### Exercise objective
Look through the data below and report how many lines include "this". Only the number should be given.
* start Exercise data *
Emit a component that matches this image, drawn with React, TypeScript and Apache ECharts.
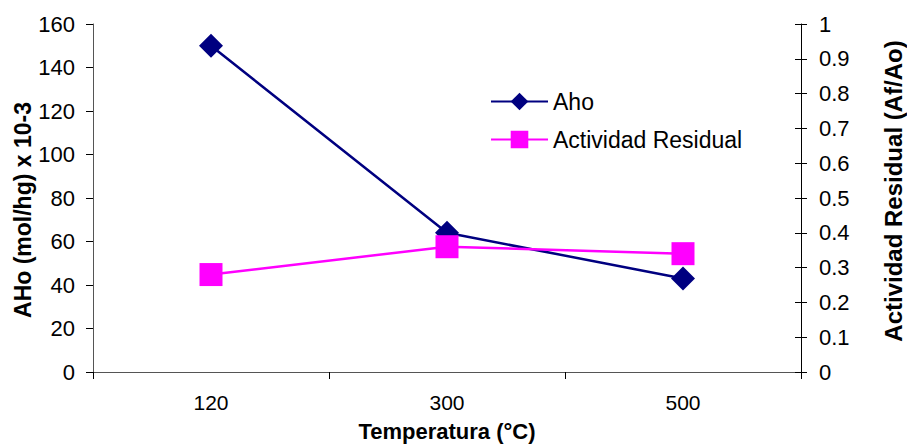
import React, { useEffect, useRef } from "react";
import * as echarts from "echarts";

const categories = ["120", "300", "500"];
const ahoValues = [150, 64, 43];
const actividadValues = [0.28, 0.36, 0.34];

const leftTitle = "AHo (mol/hg) x 10-3";
const rightTitle = "Actividad Residual (Af/Ao)";
const xTitle = "Temperatura (°C)";

const FONT = "'Liberation Sans', Arial, sans-serif";

export default function App() {
  const ref = useRef<HTMLDivElement>(null);
  useEffect(() => {
    if (!ref.current) return;
    const chart = echarts.init(ref.current, undefined, { renderer: "svg" });
    chart.setOption({
      animation: false,
      backgroundColor: "#ffffff",
      textStyle: { fontFamily: FONT },
      grid: { left: 93, right: 106, top: 24, bottom: 76, containLabel: false },
      legend: {
        orient: "vertical",
        left: 490,
        top: 90,
        padding: 0,
        itemWidth: 57,
        itemHeight: 22,
        itemGap: 15,
        textStyle: { fontFamily: FONT, fontSize: 23, color: "#000" },
        data: ["Aho", "Actividad Residual"],
      },
      graphic: [
        {
          type: "text",
          x: 23,
          y: 210,
          rotation: Math.PI / 2,
          style: {
            text: leftTitle,
            align: "center",
            verticalAlign: "middle",
            fontFamily: FONT,
            fontSize: 23,
            fontWeight: "bold",
            fill: "#000",
          },
        },
        {
          type: "text",
          x: 893,
          y: 191,
          rotation: Math.PI / 2,
          style: {
            text: rightTitle,
            align: "center",
            verticalAlign: "middle",
            fontFamily: FONT,
            fontSize: 24,
            fontWeight: "bold",
            fill: "#000",
          },
        },
      ],
      xAxis: {
        type: "category",
        data: categories,
        boundaryGap: true,
        axisLine: { lineStyle: { color: "#555", width: 1 } },
        axisTick: { show: true, inside: false, length: 7, lineStyle: { color: "#000" } },
        axisLabel: { fontFamily: FONT, fontSize: 21, color: "#000", margin: 20 },
        name: xTitle,
        nameLocation: "middle",
        nameGap: 48,
        nameTextStyle: { fontFamily: FONT, fontSize: 22, fontWeight: "bold", color: "#000" },
        splitLine: { show: false },
      },
      yAxis: [
        {
          type: "value",
          position: "left",
          min: 0,
          max: 160,
          interval: 20,
          axisLine: { show: true, lineStyle: { color: "#555", width: 1 } },
          axisTick: { show: true, inside: false, length: 7, lineStyle: { color: "#000" } },
          axisLabel: { fontFamily: FONT, fontSize: 22, color: "#000", margin: 18 },
          splitLine: { show: false },
        },
        {
          type: "value",
          position: "right",
          min: 0,
          max: 1,
          interval: 0.1,
          axisLine: { show: true, lineStyle: { color: "#000", width: 1 } },
          axisTick: { show: true, inside: false, length: 6, lineStyle: { color: "#000" } },
          axisLabel: { fontFamily: FONT, fontSize: 22, color: "#000", margin: 18 },
          splitLine: { show: false },
        },
        {
          type: "value",
          position: "right",
          min: 0,
          max: 1,
          interval: 0.1,
          axisLine: { show: false },
          axisTick: { show: true, inside: true, length: 6, lineStyle: { color: "#000" } },
          axisLabel: { show: false },
          splitLine: { show: false },
        },
      ],
      series: [
        {
          name: "Aho",
          type: "line",
          yAxisIndex: 0,
          data: ahoValues,
          symbol: "diamond",
          symbolSize: 24,
          lineStyle: { color: "#000080", width: 2.5 },
          itemStyle: { color: "#000080" },
        },
        {
          name: "Actividad Residual",
          type: "line",
          yAxisIndex: 1,
          data: actividadValues,
          symbol: "rect",
          symbolSize: 23,
          lineStyle: { color: "#ff00ff", width: 2.5 },
          itemStyle: { color: "#ff00ff" },
        },
      ],
    });
    return () => chart.dispose();
  }, []);
  return <div ref={ref} style={{ width: 907, height: 448, position: "absolute", left: 0, top: 0 }} />;
}
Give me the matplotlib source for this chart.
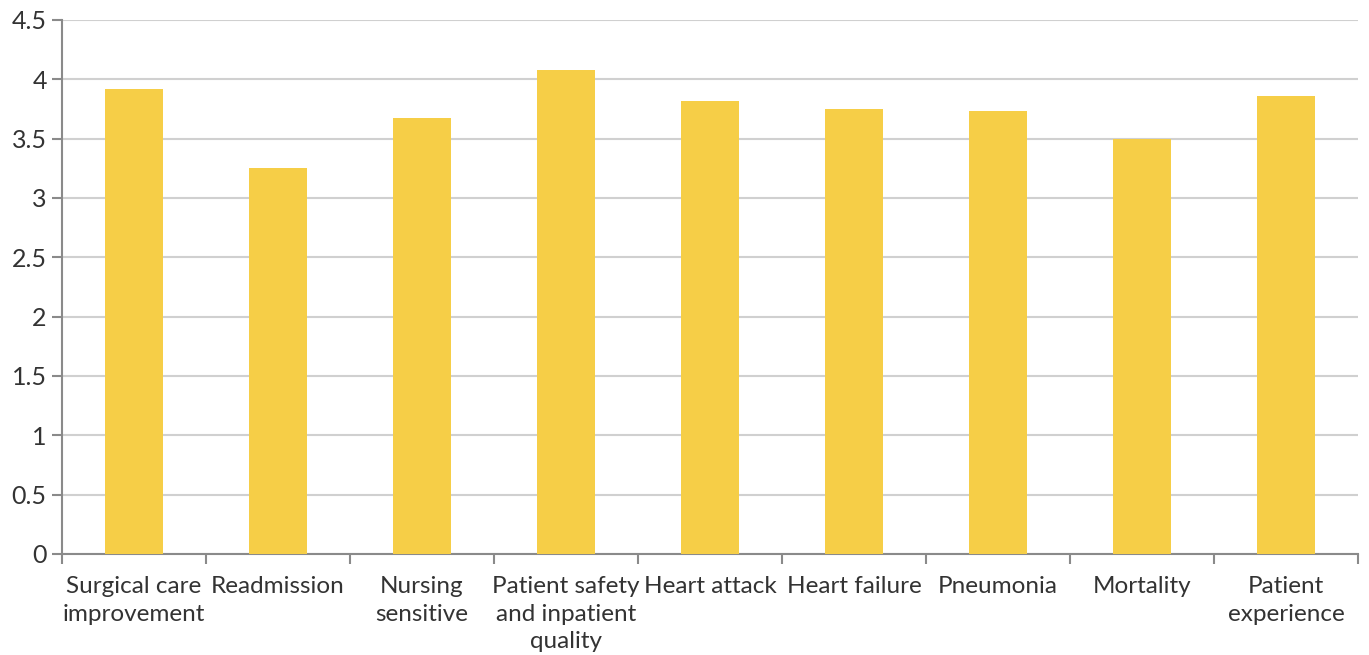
import numpy as np
import matplotlib.pyplot as plt

categories = ["Surgical care\nimprovement", "Readmission", "Nursing\nsensitive",
              "Patient safety\nand inpatient\nquality", "Heart attack", "Heart failure",
              "Pneumonia", "Mortality", "Patient\nexperience"]
values = [3.92, 3.25, 3.67, 4.08, 3.82, 3.75, 3.73, 3.50, 3.86]
yticks = [0, 0.5, 1, 1.5, 2, 2.5, 3, 3.5, 4, 4.5]
ytick_labels = ["0", "0.5", "1", "1.5", "2", "2.5", "3", "3.5", "4", "4.5"]

plt.rcParams['font.family'] = ['Lato', 'DejaVu Sans']

fig = plt.figure(figsize=(13.69, 6.55), dpi=100)
ax = fig.add_axes([0.0453, 0.1542, 0.9467, 0.8153])

x = np.arange(len(categories))
ax.bar(x, values, width=0.4, color='#F6CE47', zorder=3)

ax.set_xlim(-0.5, len(categories) - 0.5)
ax.set_ylim(0, 4.5)
ax.set_yticks(yticks)
ax.set_yticklabels(ytick_labels)
ax.yaxis.grid(True, color='#d0d0d0', linewidth=1.5, zorder=0)

ax.set_xticks(x)
ax.set_xticklabels(categories, fontsize=17.5, color='#333333', linespacing=1.39)
ax.tick_params(axis='x', which='major', length=0, pad=16)
ax.set_xticks(np.arange(len(categories) + 1) - 0.5, minor=True)
ax.tick_params(axis='x', which='minor', length=7, width=1.5, color='#8a8a8a')
ax.tick_params(axis='y', length=7, width=1.5, color='#8a8a8a', labelsize=18,
               labelcolor='#333333', pad=4)

for side in ['top', 'right']:
    ax.spines[side].set_visible(False)
for side in ['left', 'bottom']:
    ax.spines[side].set_color('#8a8a8a')
    ax.spines[side].set_linewidth(1.5)

fig.savefig('out.png', dpi=100)
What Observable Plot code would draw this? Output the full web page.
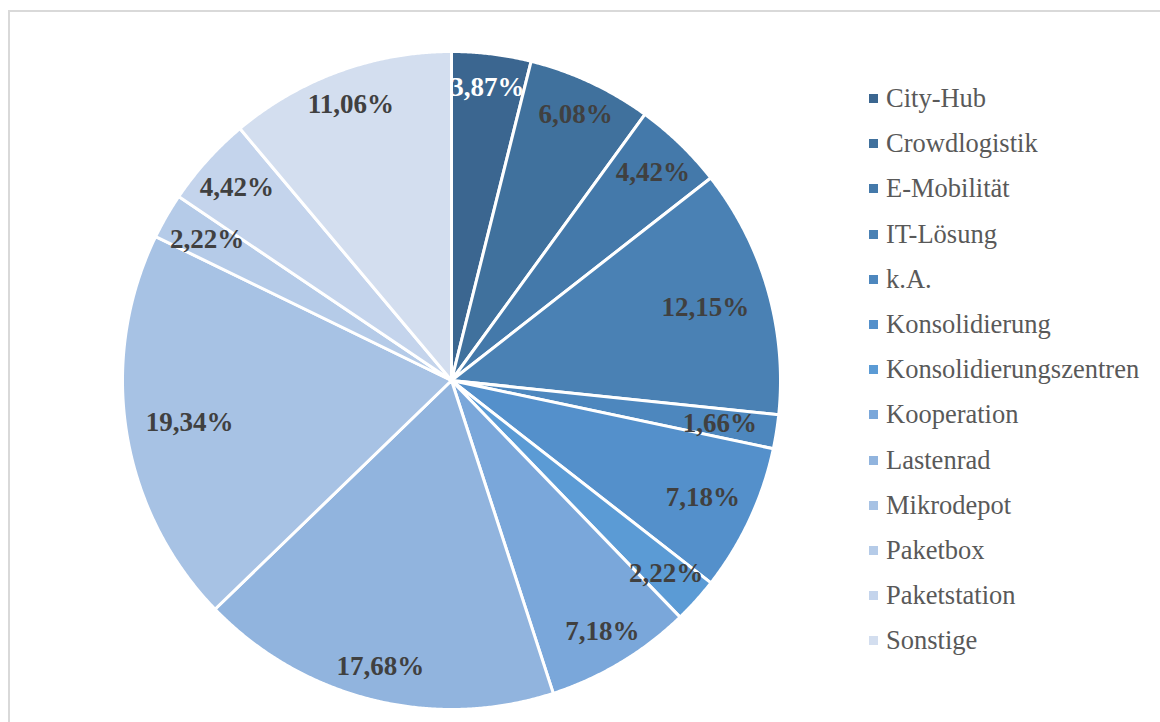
<!DOCTYPE html>
<html><head><meta charset="utf-8">
<script src="https://cdn.jsdelivr.net/npm/d3@7"></script>
<script src="https://cdn.jsdelivr.net/npm/@observablehq/plot@0.6"></script>
<style>
html,body{margin:0;padding:0;background:#fff;overflow:hidden}
#wrap{position:relative;width:1160px;height:722px;overflow:hidden}
#frame{position:absolute;left:8px;top:10px;width:1300px;height:900px;border-left:2px solid #d9d9d9;border-top:2px solid #d9d9d9;box-sizing:border-box}
#chart{position:absolute;left:0;top:0}
#legend{position:absolute;left:869px;top:76px;font-family:"Liberation Serif","Times New Roman",serif;font-size:26.5px;color:#595959}
.item{height:45.2px;display:flex;align-items:center;white-space:nowrap}
.sw{width:9px;height:9px;margin-right:8px;flex:none}
</style></head><body>
<div id="wrap"><div id="frame"></div><div id="chart"></div><div id="legend"></div></div>
<script>
const categories = ["City-Hub","Crowdlogistik","E-Mobilität","IT-Lösung","k.A.","Konsolidierung","Konsolidierungszentren","Kooperation","Lastenrad","Mikrodepot","Paketbox","Paketstation","Sonstige"];
const values = [3.87, 6.08, 4.42, 12.15, 1.66, 7.18, 2.22, 7.18, 17.68, 19.34, 2.22, 4.42, 11.06];
const colors = ["#3b6690","#40719d","#4479aa","#4a81b4","#4d87be","#5490cb","#5b9bd5","#7aa7da","#91b4de","#a7c2e4","#b5cbe8","#c4d4ec","#d3deef"];
const whiteLabels = ["City-Hub"];

const cx = 451, cy = 380, R = 329;
const fontSize = 27;

const arcs = d3.pie().sort(null).value(d => d)(values);

const slicePts = [];
arcs.forEach((a, i) => {
  slicePts.push({cat: categories[i], x: 0, y: 0});
  const n = Math.max(4, Math.ceil((a.endAngle - a.startAngle) / 0.005));
  for (let k = 0; k <= n; k++) {
    const t = a.startAngle + (a.endAngle - a.startAngle) * k / n;
    slicePts.push({cat: categories[i], x: Math.sin(t), y: Math.cos(t)});
  }
});

const fmt = v => v.toFixed(2).replace(".", ",") + "%";
function emWidth(s) {
  let w = 0;
  for (const c of s) w += c === "," ? 0.25 : c === "%" ? 1.0 : 0.5;
  return w;
}
// "inside end" placement: the ray from the centre leaves the label box, then a gap to the rim
const labels = arcs.map((a, i) => {
  const m = (a.startAngle + a.endAngle) / 2;
  const text = fmt(values[i]);
  const hw = emWidth(text) * 26 / 2;
  const hh = 13, pad = 20;
  const s = Math.abs(Math.sin(m)), c = Math.abs(Math.cos(m));
  const dBox = Math.min(s > 1e-6 ? hw / s : Infinity, c > 1e-6 ? hh / c : Infinity);
  const r = (R - 1 - pad - dBox) / R;
  return {cat: categories[i], text, x: r * Math.sin(m), y: r * Math.cos(m)};
});

const textOpts = {x: "x", y: "y", text: "text", fontSize, fontWeight: "bold", fontFamily: "Liberation Serif"};

const chart = Plot.plot({
  width: 1160, height: 722, margin: 0,
  style: {background: "transparent", fontFamily: "Liberation Serif"},
  x: {domain: [-1, 1], range: [cx - R, cx + R], axis: null},
  y: {domain: [-1, 1], range: [cy + R, cy - R], axis: null},
  color: {domain: categories, range: colors},
  marks: [
    Plot.line(slicePts, {x: "x", y: "y", z: "cat", fill: "cat", stroke: "white", strokeWidth: 3, strokeLinejoin: "round", curve: "linear-closed"}),
    Plot.text(labels.filter(d => !whiteLabels.includes(d.cat)), {...textOpts, fill: "#404040"}),
    Plot.text(labels.filter(d => whiteLabels.includes(d.cat)), {...textOpts, fill: "white"})
  ]
});
document.getElementById("chart").appendChild(chart);

const leg = document.getElementById("legend");
categories.forEach((c, i) => {
  const it = document.createElement("div");
  it.className = "item";
  const sw = document.createElement("span");
  sw.className = "sw";
  sw.style.background = colors[i];
  const tx = document.createElement("span");
  tx.textContent = c;
  it.appendChild(sw); it.appendChild(tx);
  leg.appendChild(it);
});
</script>
</body></html>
* end Exercise data *
### Complete output
3